In the last two examples, there’s the added output of something shareable on social media at the end. An image for you to post or a link to share. Even TikTok, insofar as much of its power comes from people sharing its content off-platform, gives you swappable assets that you can use to tell others who you are. But as I said, in the case of Spotify this isn’t a sufficient explanation insofar as the things I saw people posting couldn’t really plant an identity flag like I had hoped mine would. There’s something else going on here.
Here’s my potentially obvious hypothesis it took me a few weeks to arrive at:
What all of these phenomena are doing is the same: Attempting to make us feel less isolated and alone.
Buzzfeed listicles let someone know they aren’t the only lactose intolerant left-handed person. The quizzes help you find other people who are also excited they got out in Ravenclaw. The moment when people on Twitter like or retweet the TikTok you posted in your feed, you experience a sense of affirmation of your taste and the self that TikTok’s algorithm reflects back to you. You know that at least someone else out there likes the stuff you like.
The experience of looking in the mirror when you see your Spotify wrapped might be fascinating if you legitimately have very eclectic taste and unpredictable listening habits, but I’m dubious that this the case for most people. In fact, I think the full meaning and experience of Wrapped doesn’t happen until you share it on social.
The difference between me and the majority of people I saw posting their Top 5s lies in intention, I believe. Whereas I was hoping to get an output that would help me signal my uniqueness to the world, I believe most people weren’t particularly surprised by what it had to say. They probably weren’t particularly excited about it on its own terms. What they were excited about was posting it in a moment where everyone else was doing the same. At this moment, the joy experienced isn’t about asserting individuality, though you still get a minor dopamine hit by checking that box. It’s about feeling like you’re participating in something larger than yourself. You are not alone. You are an agent of the Zeitgeist. Yes, I’m sure that there is pleasure in the moment of mirroring that Spotify Wrapped gives to you, but that misses out on the more important happening — the desire to feel like part of a community, to feel like you belong.

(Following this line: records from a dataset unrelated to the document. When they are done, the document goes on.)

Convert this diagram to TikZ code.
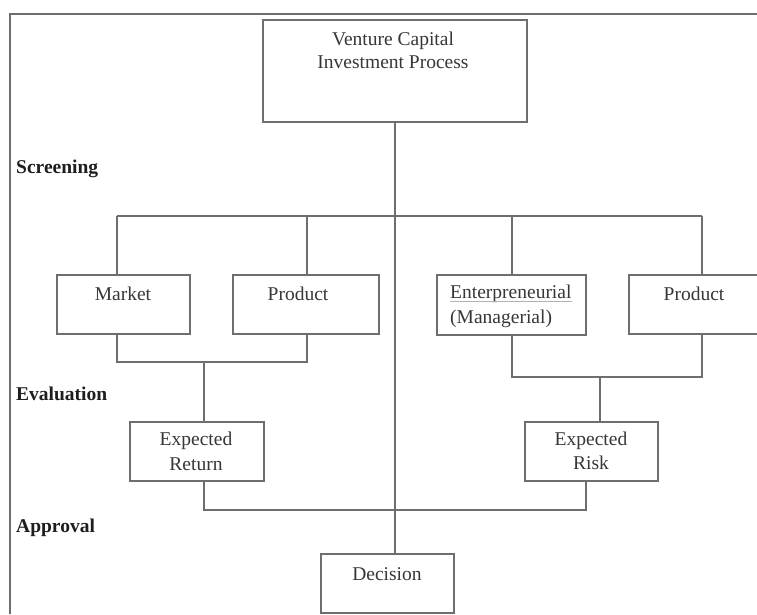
\documentclass[tikz,border=0pt]{standalone}
\usepackage{fontspec}
\setmainfont{Liberation Serif}
\definecolor{lc}{RGB}{110,110,110}
\definecolor{tc}{RGB}{55,55,55}
\definecolor{bc}{RGB}{30,30,30}
\begin{document}
\begin{tikzpicture}[x=1pt,y=-1pt,
  line/.style={draw=lc,line width=1.8pt},
  box/.style={rectangle,draw=lc,line width=1.8pt,inner sep=0pt,minimum height=59pt},
  txt/.style={inner sep=0pt,anchor=base,font=\fontsize{19.5}{23}\selectfont,text=tc},
  txtl/.style={inner sep=0pt,anchor=base west,font=\fontsize{19.5}{23}\selectfont,text=tc},
  lab/.style={inner sep=0pt,anchor=base west,font=\fontsize{19.5}{23}\selectfont\bfseries,text=bc}]
\useasboundingbox (0,0) rectangle (757,614);
\fill[white] (0,0) rectangle (757,614);
% frame
\coordinate (f1) at (10,614);
\coordinate (f2) at (10,14);
\coordinate (f3) at (757,14);
\draw[line] (f1) -- (f2) -- (f3);
% boxes
\node[box,minimum width=264pt,minimum height=102pt] (top) at (395,71) {};
\node[box,minimum width=133pt] (market) at (123.5,304.5) {};
\node[box,minimum width=146pt] (prod1) at (306,304.5) {};
\node[box,minimum width=149pt,minimum height=60pt] (ent) at (511.5,305) {};
\node[box,minimum width=146pt] (prod2) at (702,304.5) {};
\node[box,minimum width=134pt] (ret) at (197,451.5) {};
\node[box,minimum width=133pt] (risk) at (591.5,451.5) {};
\node[box,minimum width=133pt] (dec) at (387.5,583.5) {};
% texts
\node[txt] (topa) at (393,45) {Venture Capital};
\node[txt] (topb) at (393,68) {Investment Process};
\node[txt] (markett) at (123,300) {Market};
\node[txt] (prod1t) at (298,300) {Product};
\node[txtl] (enta) at (450,298) {Enterpreneurial};
\node[txtl] (entb) at (450,323) {(Managerial)};
\node[txt] (prod2t) at (694,300) {Product};
\node[txt] (reta) at (196,445) {Expected};
\node[txt] (retb) at (196,470) {Return};
\node[txt] (riska) at (591,445) {Expected};
\node[txt] (riskb) at (591,469) {Risk};
\node[txt] (dect) at (387,580) {Decision};
\draw[draw=gray!60,line width=1.2pt] ([yshift=-3.5pt]enta.base west) -- ([yshift=-3.5pt]enta.base east);
% stage labels
\node[lab] (scr) at (16,173) {Screening};
\node[lab] (eva) at (16,400) {Evaluation};
\node[lab] (app) at (16,532) {Approval};
% junction coordinates
\coordinate (j1) at (117,216);
\coordinate (j2) at (307,216);
\coordinate (j3) at (512,216);
\coordinate (j4) at (702,216);
\coordinate (k1) at (117,362);
\coordinate (k2) at (307,362);
\coordinate (km) at (204,362);
\coordinate (l1) at (512,377);
\coordinate (l2) at (702,377);
\coordinate (lm) at (600,377);
\coordinate (m1) at (204,510);
\coordinate (m2) at (586,510);
% connectors
\draw[line] (top.south) -- (top.south |- dec.north);
\draw[line] (j1) -- (j4);
\draw[line] (j1) -- (j1 |- market.north);
\draw[line] (j2) -- (j2 |- prod1.north);
\draw[line] (j3) -- (j3 |- ent.north);
\draw[line] (j4) -- (j4 |- prod2.north);
\draw[line] (k1 |- market.south) -- (k1) -- (k2) -- (k2 |- prod1.south);
\draw[line] (km) -- (km |- ret.north);
\draw[line] (l1 |- ent.south) -- (l1) -- (l2) -- (l2 |- prod2.south);
\draw[line] (lm) -- (lm |- risk.north);
\draw[line] (m1 |- ret.south) -- (m1) -- (m2) -- (m2 |- risk.south);
\end{tikzpicture}
\end{document}
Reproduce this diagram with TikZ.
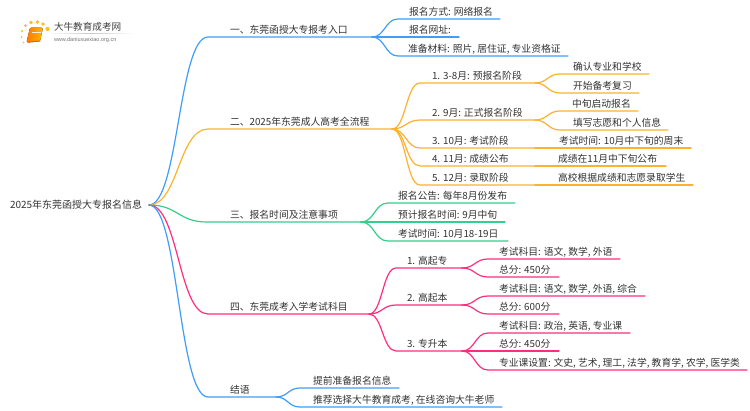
\documentclass[tikz,border=0pt]{standalone}
\usepackage{fontspec}
\setmainfont{Noto Sans CJK SC}
\newfontfamily\urlfont{Liberation Sans}
\usetikzlibrary{calc}
\definecolor{cblue}{HTML}{3F9DFB}
\definecolor{corange}{HTML}{FDB22F}
\definecolor{cgreen}{HTML}{34CF8C}
\definecolor{cpink}{HTML}{FF2D7E}
\definecolor{ctext}{HTML}{333333}
\tikzset{
  lbl/.style={anchor=base west,inner sep=0pt,outer sep=0pt,text=ctext,font=\fontsize{9.8}{11}\selectfont},
  link/.style={line width=1.2pt,line cap=round}
}
\newcommand{\Bq}[8]{%
  \coordinate (#3-in) at (#4,#5);
  \coordinate (#3-out) at (#6,#5);
  \node[lbl] (#3) at (#7,#5-3.2) {#8};
  \coordinate (mid) at ($(#2-out)!.5!(#3-in)$);
  \draw[link,#1] (#2-out) .. controls (mid|-#2-out) and (mid|-#3-in) .. (#3-in) -- (#3-out);
}
\begin{document}
\begin{tikzpicture}[x=1pt,y=-1pt]
\useasboundingbox (0,0) rectangle (750,410);
\fill[white] (0,0) rectangle (750,410);
% logo
\foreach \px/\py/\pr in {25.5/25.5/1.5,31/22.5/1.8,37.5/22/1.9,43/24/1.9,47.5/29/2.1,22/31/1.2,21.5/37/1,23.5/42.5/.9}
  \fill[corange!85!yellow] (\px,\py) circle (\pr);
\fill[left color=orange!95!red,right color=orange!55!yellow,rounded corners=1.5pt] (30,27.5) -- (43,27.5) -- (40,41.5) -- (26.5,42.5) -- cycle;
\draw[white!85!orange,line width=.6pt] (32,32.5) -- (40.5,32.5);
\draw[orange!75!red,line width=.9pt,line cap=round] (27,42) -- (40,41.2);
\fill[left color=white,right color=white,middle color=black!22] (48,33) rectangle (134,33.7);
\node[lbl,text=black!75,font=\fontsize{9.6}{11}\selectfont] (logotitle) at (54,30.5) {大牛教育成考网};
\node[lbl,text=black!55,font=\urlfont\fontsize{5.5}{6}\selectfont] (logourl) at (54,41) {www.daniuxuexiao.org.cn};
% root
\node[lbl,font=\fontsize{10}{11}\selectfont] (root) at (10,208.6) {2025年东莞函授大专报名信息};
\coordinate (root-out) at (149,205);
% branch 1
\Bq{cblue}{root}{a}{208}{37}{372}{230}{一、东莞函授大专报考入口}
\Bq{cblue}{a}{a1}{398}{19}{500}{409}{报名方式: 网络报名}
\Bq{cblue}{a}{a2}{398}{37}{459}{409}{报名网址:}
\Bq{cblue}{a}{a3}{398}{56}{568}{408}{准备材料: 照片, 居住证, 专业资格证}
% branch 2
\Bq{corange}{root}{b}{208}{129}{392}{230}{二、2025年东莞成人高考全流程}
\Bq{corange}{b}{b1}{420}{83}{535}{432}{1. 3-8月: 预报名阶段}
\Bq{corange}{b1}{b11}{560}{74}{649}{573}{确认专业和学校}
\Bq{corange}{b1}{b12}{560}{93}{639}{573}{开始备考复习}
\Bq{corange}{b}{b2}{420}{120}{535}{432}{2. 9月: 正式报名阶段}
\Bq{corange}{b2}{b21}{560}{111}{638}{572}{中旬启动报名}
\Bq{corange}{b2}{b22}{560}{130}{668}{573}{填写志愿和个人信息}
\Bq{corange}{b}{b3}{420}{148}{535}{432}{3. 10月: 考试阶段}
\Bq{corange}{b3}{b31}{545}{148}{691}{559}{考试时间: 10月中下旬的周末}
\Bq{corange}{b}{b4}{420}{166}{535}{432}{4. 11月: 成绩公布}
\Bq{corange}{b4}{b41}{545}{166}{666}{558}{成绩在11月中下旬公布}
\Bq{corange}{b}{b5}{420}{185}{535}{432}{5. 12月: 录取阶段}
\Bq{corange}{b5}{b51}{545}{185}{693}{558}{高校根据成绩和志愿录取学生}
% branch 3
\Bq{cgreen}{root}{c}{207}{222}{361}{230}{三、报名时间及注意事项}
\Bq{cgreen}{c}{c1}{388}{203}{515}{398}{报名公告: 每年8月份发布}
\Bq{cgreen}{c}{c2}{388}{222}{505}{398}{预计报名时间: 9月中旬}
\Bq{cgreen}{c}{c3}{388}{241}{508}{398}{考试时间: 10月18-19日}
% branch 4
\Bq{cpink}{root}{d}{208}{314}{369}{230}{四、东莞成考入学考试科目}
\Bq{cpink}{d}{d1}{396}{268}{462}{407}{1. 高起专}
\Bq{cpink}{d1}{d11}{488}{259}{620}{499}{考试科目: 语文, 数学, 外语}
\Bq{cpink}{d1}{d12}{488}{277}{559}{499}{总分: 450分}
\Bq{cpink}{d}{d2}{396}{305}{462}{407}{2. 高起本}
\Bq{cpink}{d2}{d21}{488}{296}{645}{499}{考试科目: 语文, 数学, 外语, 综合}
\Bq{cpink}{d2}{d22}{488}{314}{559}{499}{总分: 600分}
\Bq{cpink}{d}{d3}{396}{351}{462}{407}{3. 专升本}
\Bq{cpink}{d3}{d31}{488}{333}{630}{499}{考试科目: 政治, 英语, 专业课}
\Bq{cpink}{d3}{d32}{488}{351}{559}{499}{总分: 450分}
\Bq{cpink}{d3}{d33}{488}{370}{747}{499}{专业课设置: 文史, 艺术, 理工, 法学, 教育学, 农学, 医学类}
% branch 5
\Bq{cblue}{root}{e}{208}{397}{276}{230}{结语}
\Bq{cblue}{e}{e1}{300}{388}{399}{313}{提前准备报名信息}
\Bq{cblue}{e}{e2}{300}{407}{502}{313}{推荐选择大牛教育成考, 在线咨询大牛老师}
\end{tikzpicture}
\end{document}
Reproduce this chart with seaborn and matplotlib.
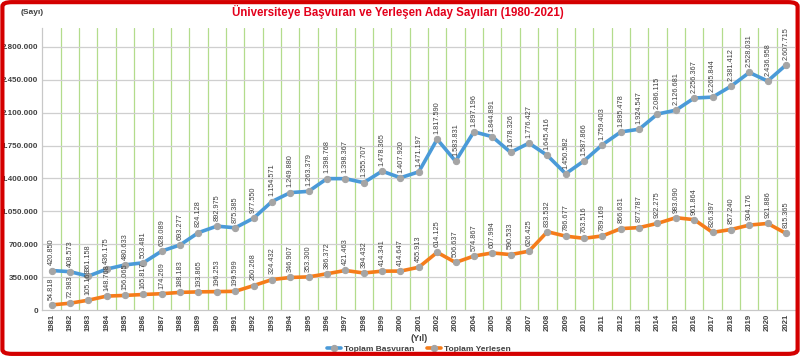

The belonging offered here isn’t one of a niche identity — and in a sense, that’s where its power lies. It’s not about the punk finding other punks. And it’s definitely not about asserting yourself as punk so others affirm you. Yes, you do get to tell people about yourself in your particularity — brands are about distinctiveness and not differentiation after all — but you get to do so through a gesture that feels simultaneously universal.
To sully the words of Emerson, for a moment you cease to be a mere poster and become Humanity posting.
This may not be the optimal way for us to feel like part and parcel of a larger human community, but it’s an expression of an intense longing exhibited through the tools we have at our disposal in consumer capital. Those tools are the most successful and compelling when you create a mechanism for people to simultaneously express themselves while participating in something bigger than themselves. This explains the success of everything from Buzzfeed quizzes to meme generators.
It turns out for all of my talk about the importance of moving beyond the American obsession with individuality, I’m the one truly trapped in it, still obsessing over my own uniqueness. We all have our blindspots.